It's quite easy for a Moodle course with a lot of content to become very text-heavy, so I took the approach of using simple, large icons to ensure that the important parts of the course were easily available. IconArchive is a great place to start for icons which are appropriate for decorating Moodle courses with, and inserting them into Labels on the main Moodle course page meant that they could easily be hidden and shown as the project progressed.

Final Reflections

The Oculus Room, Aylesbury Vale
District Council, before the
MUN Confe
It was a privilege to be asked to work on this rewarding project and it became apparent as the project progressed how much it could be extended and enriched.
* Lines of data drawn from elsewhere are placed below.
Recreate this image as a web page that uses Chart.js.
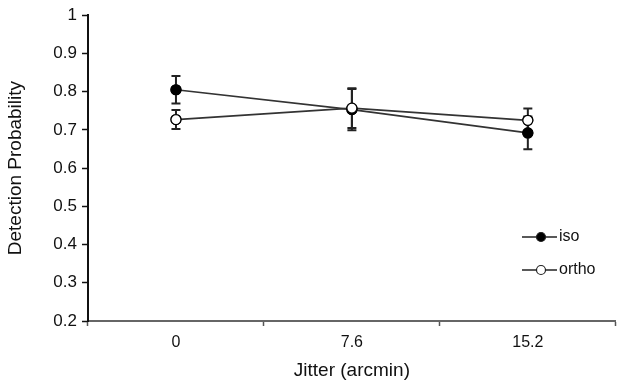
<!DOCTYPE html>
<html><head><meta charset="utf-8">
<script src="https://cdn.jsdelivr.net/npm/chart.js@4/dist/chart.umd.min.js"></script>
<style>html,body{margin:0;padding:0;background:#fff}#wrap{width:622px;height:386px}</style>
</head><body><div id="wrap"><canvas id="c" width="622" height="386"></canvas></div>
<script>
const categories = ['0', '7.6', '15.2'];
const isoValues = [0.805, 0.753, 0.692];
const isoErrors = [0.036, 0.054, 0.043];
const orthoValues = [0.727, 0.757, 0.725];
const orthoErrors = [0.025, 0.052, 0.031];
const yTicks = [0.2, 0.3, 0.4, 0.5, 0.6, 0.7, 0.8, 0.9, 1];
const FONT = "'Liberation Sans', Arial, sans-serif";

const errorBars = {
  id: 'errorBars',
  afterDatasetsDraw(chart) {
    const ctx = chart.ctx, y = chart.scales.y;
    ctx.save();
    ctx.strokeStyle = '#222'; ctx.lineWidth = 2;
    chart.data.datasets.forEach((ds, di) => {
      const meta = chart.getDatasetMeta(di);
      meta.data.forEach((pt, i) => {
        const v = ds.data[i], e = ds.errors[i];
        const yt = y.getPixelForValue(v + e), yb = y.getPixelForValue(v - e);
        ctx.beginPath();
        ctx.moveTo(pt.x, yt); ctx.lineTo(pt.x, yb);
        ctx.moveTo(pt.x - 4.5, yt); ctx.lineTo(pt.x + 4.5, yt);
        ctx.moveTo(pt.x - 4.5, yb); ctx.lineTo(pt.x + 4.5, yb);
        ctx.stroke();
      });
    });
    ctx.restore();
    chart.data.datasets.forEach((ds, di) => {
      chart.getDatasetMeta(di).data.forEach(p => p.draw(ctx, chart.chartArea));
    });
  }
};

const legendPlugin = {
  id: 'inLegend',
  afterDraw(chart) {
    const ctx = chart.ctx;
    ctx.save();
    chart.data.datasets.forEach((ds, i) => {
      const yy = 237 + i * 33;
      ctx.strokeStyle = '#222'; ctx.lineWidth = 1.5;
      ctx.beginPath(); ctx.moveTo(522, yy); ctx.lineTo(557, yy); ctx.stroke();
      ctx.beginPath(); ctx.arc(541, yy, 4.5, 0, Math.PI * 2);
      ctx.fillStyle = ds.pointBackgroundColor; ctx.fill();
      ctx.lineWidth = 1.2; ctx.stroke();
      ctx.fillStyle = '#111'; ctx.font = '16px ' + FONT;
      ctx.textBaseline = 'middle'; ctx.textAlign = 'left';
      ctx.fillText(ds.label, 559, yy);
    });
    ctx.restore();
  }
};

new Chart(document.getElementById('c'), {
  type: 'line',
  data: {
    labels: categories,
    datasets: [
      { label: 'iso', data: isoValues, errors: isoErrors, borderColor: '#333', borderWidth: 1.7,
        pointBackgroundColor: '#000', pointBorderColor: '#000', pointRadius: 5, pointBorderWidth: 1.2, tension: 0 },
      { label: 'ortho', data: orthoValues, errors: orthoErrors, borderColor: '#333', borderWidth: 1.7,
        pointBackgroundColor: '#fff', pointBorderColor: '#000', pointRadius: 5, pointBorderWidth: 1.2, tension: 0 }
    ]
  },
  options: {
    responsive: false, animation: false, devicePixelRatio: 1,
    layout: { padding: { top: 15, right: 2, left: 0, bottom: 0 } },
    plugins: { legend: { display: false }, tooltip: { enabled: false } },
    scales: {
      x: {
        offset: true,
        afterFit(s) { s.height = 65; },
        grid: { offset: true, drawOnChartArea: false, tickLength: 5, color: '#555', tickWidth: 1.5 },
        border: { color: '#666', width: 2 },
        ticks: { color: '#111', font: { family: FONT, size: 16 }, padding: 7, maxRotation: 0 },
        title: { display: true, text: 'Jitter (arcmin)', color: '#111', font: { family: FONT, size: 19 }, padding: { top: 4 } }
      },
      y: {
        min: 0.2, max: 1,
        afterFit(s) { s.width = 88; },
        afterBuildTicks(s) { s.ticks = yTicks.map(v => ({ value: v })); },
        grid: { drawOnChartArea: false, tickLength: 6, color: '#111', tickWidth: 1.5 },
        border: { color: '#111', width: 2 },
        ticks: { color: '#111', font: { family: FONT, size: 17 }, padding: 5,
          callback: v => String(Math.round(v * 10) / 10) },
        title: { display: true, text: 'Detection Probability', color: '#111', font: { family: FONT, size: 19 }, padding: { bottom: 6 } }
      }
    }
  },
  plugins: [errorBars, legendPlugin]
});
</script></body></html>
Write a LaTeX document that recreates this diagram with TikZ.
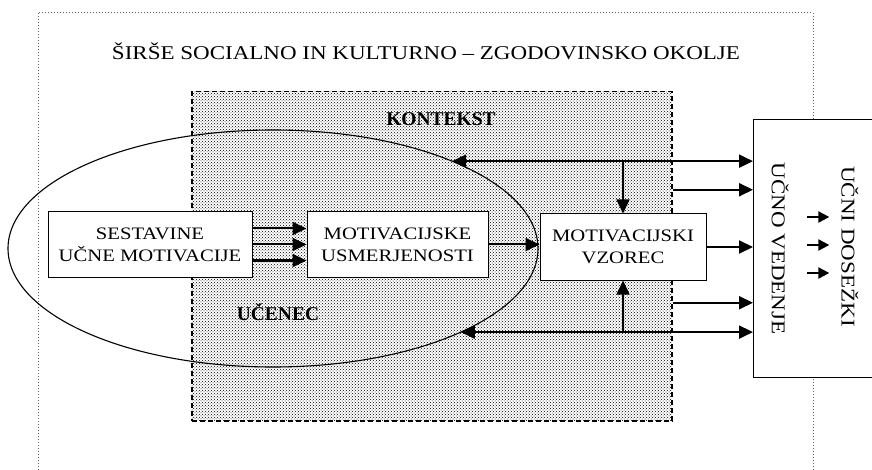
\documentclass[tikz,border=0pt]{standalone}
\usepackage{fontspec}
\setmainfont{Liberation Serif}[FakeStretch=1.18]
\newfontfamily\tagfont{Liberation Serif}
\usetikzlibrary{positioning,shapes.geometric,arrows.meta,patterns}

\begin{document}
\begin{tikzpicture}[
        x=1pt, y=-1pt,
        box/.style={
            rectangle,
            draw=black,
            fill=white,
            line width=1pt,
            align=center,
            inner sep=0pt,
            font=\fontsize{17.5}{22}\selectfont
        },
        areatag/.style={
            font=\tagfont\bfseries\fontsize{19.5}{22}\selectfont
        },
        sidetext/.style={
            rotate=-90,
            inner sep=1pt,
            font=\fontsize{19.5}{22}\selectfont
        },
        arrow/.style={
            -{Triangle[length=14pt,width=13pt]},
            line width=2pt
        },
        twoway/.style={
            {Triangle[length=14pt,width=13pt]}-{Triangle[length=14pt,width=13pt]},
            line width=2pt
        },
        smallarrow/.style={
            -{Triangle[length=11pt,width=11pt]},
            line width=2.2pt
        }
    ]
        \useasboundingbox (0,0) rectangle (872,470);
        \clip (0,0) rectangle (872,470);

        % surroundings
        \draw[black!60, dotted, line width=1pt] (38,13) rectangle (813,490);
        \node[font=\fontsize{19.5}{22}\selectfont] (okolje) at (426,51) {ŠIRŠE SOCIALNO IN KULTURNO – ZGODOVINSKO OKOLJE};

        % context
        \node[draw, dashed, dash pattern=on 5pt off 3pt, line width=1.5pt,
              pattern=crosshatch dots, pattern color=black,
              minimum width=480, minimum height=329, inner sep=0pt, anchor=north west] (ctx) at (191,91) {};
        \node[areatag] (kontekst) at (441,119.5) {KONTEKST};

        % learner
        \node[draw, ellipse, line width=1.1pt, inner sep=0pt, outer sep=0pt,
              minimum width=530, minimum height=237] (ucenec) at (273,248.5) {};
        \node[areatag] (ucenectag) at (278,312) {UČENEC};

        \node[box, minimum width=204, minimum height=65] (sestavine) at (150,244.5) {SESTAVINE\\UČNE MOTIVACIJE};
        \node[box, minimum width=181, minimum height=65] (usmer) at (397.5,244.5) {MOTIVACIJSKE\\USMERJENOSTI};
        \node[box, minimum width=166, minimum height=66] (vzorec) at (623,247) {MOTIVACIJSKI\\VZOREC};

        % outcomes
        \node[box, minimum width=160, minimum height=258, anchor=north west] (vedenje) at (753,119) {};
        \node[sidetext] (vedtxt) at (780,248.5) {UČNO VEDENJE};
        \node[sidetext] (dostxt) at (850,246.5) {UČNI DOSEŽKI};

        \foreach \dy in {16,0,-16}
            \draw[arrow] ([yshift=\dy pt]sestavine.east) -- ([yshift=\dy pt]sestavine.east -| usmer.west);
        \draw[arrow] (usmer.east) -- (usmer.east -| vzorec.west);
        \draw[arrow] (vzorec.east) -- (vzorec.east -| vedenje.west);

        \draw[twoway] (ucenec.26) -- (ucenec.26 -| vedenje.west);
        \draw[arrow, line width=1.5pt] (ucenec.26 -| vzorec.north) -- (vzorec.north);
        \draw[twoway] (ucenec.-24.5) -- (ucenec.-24.5 -| vedenje.west);
        \draw[arrow, line width=1.5pt] (ucenec.-24.5 -| vzorec.south) -- (vzorec.south);

        \draw[arrow] ([yshift=66.5pt]ctx.east) coordinate (ctxhi) -- (ctxhi -| vedenje.west);
        \draw[arrow] ([yshift=-46.5pt]ctx.east) coordinate (ctxlo) -- (ctxlo -| vedenje.west);

        \foreach \dy in {31.5,3.5,-24.5}
            \draw[smallarrow, shorten <=17pt, shorten >=11pt] ([yshift=\dy pt]vedtxt.north) -- ([yshift=\dy pt]vedtxt.north -| dostxt.south);
    \end{tikzpicture}
\end{document}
It was more substantial in its scope and impact than many school-based projects and required an approach which would work with a range of learners of varying ages & experience, rather than a focused class or year group delivering a familiar curriculum. It required creativity in understanding how the project had worked and hence what would be the most appropriate methods of using the technology to support something with quite a clearly defined scope. I was able to watch the project unfold online and tweak and nudge it where necessary, and attending the final conference was great, particularly as everyone present could see the transformation of the slightly nervous students at the start of the project to confident delegates.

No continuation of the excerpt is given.